ディズニー作品では「リトル・マーメイド」が一番好きなんです。あどけない少女のようなアリエルの、無知がゆえの美しさがすごく魅力的で、そういう部分をムーランにも感じました。無知だから性別を偽って兵士になれると考えてしまう。現実的に考えたら男性には力では敵わないこともわかると思うんですが、知らないから大胆に飛び込んでいける。そこは本当に私がめっちゃ好きなポイントですね。
──なるほど。
大人になったら制限されてしまうことも多いし、どこか理性が働いてしまうことがあると思うんですけど、そういう刹那的な振る舞いがムーランとアリエルの好きなところです。先日「マレフィセント2」も観たんですが、魔女のシェンニャンはマレフィセントのように強い女性の美しさがありますよね。

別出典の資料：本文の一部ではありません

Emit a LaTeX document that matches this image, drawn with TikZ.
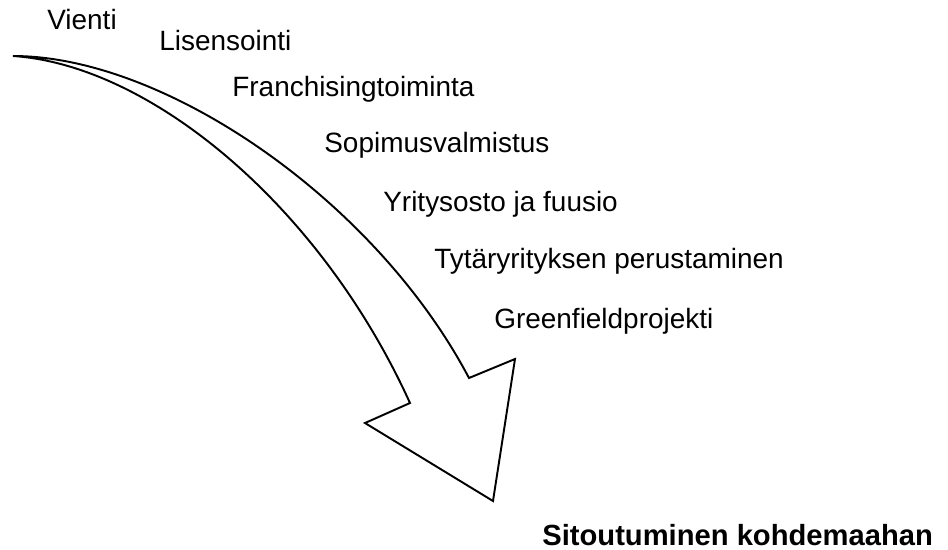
\documentclass[tikz,border=0pt]{standalone}
\usepackage{fontspec}
\setmainfont{Liberation Sans}
\begin{document}
\begin{tikzpicture}[x=0.02cm, y=-0.02cm,
    lbl/.style={anchor=base west, inner sep=0pt, font=\fontsize{15.9}{19}\selectfont}]
\useasboundingbox (0,0) rectangle (948,549);

\node[lbl] (vienti) at (47,29) {Vienti};
\node[lbl] (lisensointi) at (159,50) {Lisensointi};
\node[lbl] (franchising) at (232,96) {Franchisingtoiminta};
\node[lbl] (sopimus) at (324,152) {Sopimusvalmistus};
\node[lbl] (yritysosto) at (383,211) {Yritysosto ja fuusio};
\node[lbl] (tytar) at (434,268) {Tytäryrityksen perustaminen};
\node[lbl] (greenfield) at (494,328) {Greenfieldprojekti};
\node[lbl, font=\fontsize{16.6}{20}\selectfont\bfseries] (sitoutuminen) at (542,545) {Sitoutuminen kohdemaahan};

\coordinate (tail) at (13,56);
\coordinate (notchA) at (469,378);
\coordinate (barbA) at (515,359);
\coordinate (tip) at (493,501);
\coordinate (barbB) at (365,423);
\coordinate (notchB) at (410,403);

\draw[line width=1.1pt] (tail) .. controls (165,56) and (375,200) .. (notchA) -- (barbA) -- (tip) -- (barbB) -- (notchB) .. controls (320,205) and (150,65) .. cycle;
\end{tikzpicture}
\end{document}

──コン・リー演じるシェンニャンは完全に悪と言い切れない人物でしたね。
人間を2パターンに分けるとしたら、たぶん私はシェンニャン側だと思います。なんでも嘘なく、勇敢に立ち向かえるような男より男気がある人ではなく、ちょっと斜に構えて、「どうせ私には居場所がない」とか言っちゃう。だからこそ、あどけなくて勇敢な少女(ムーラン)に憧れるんでしょうね。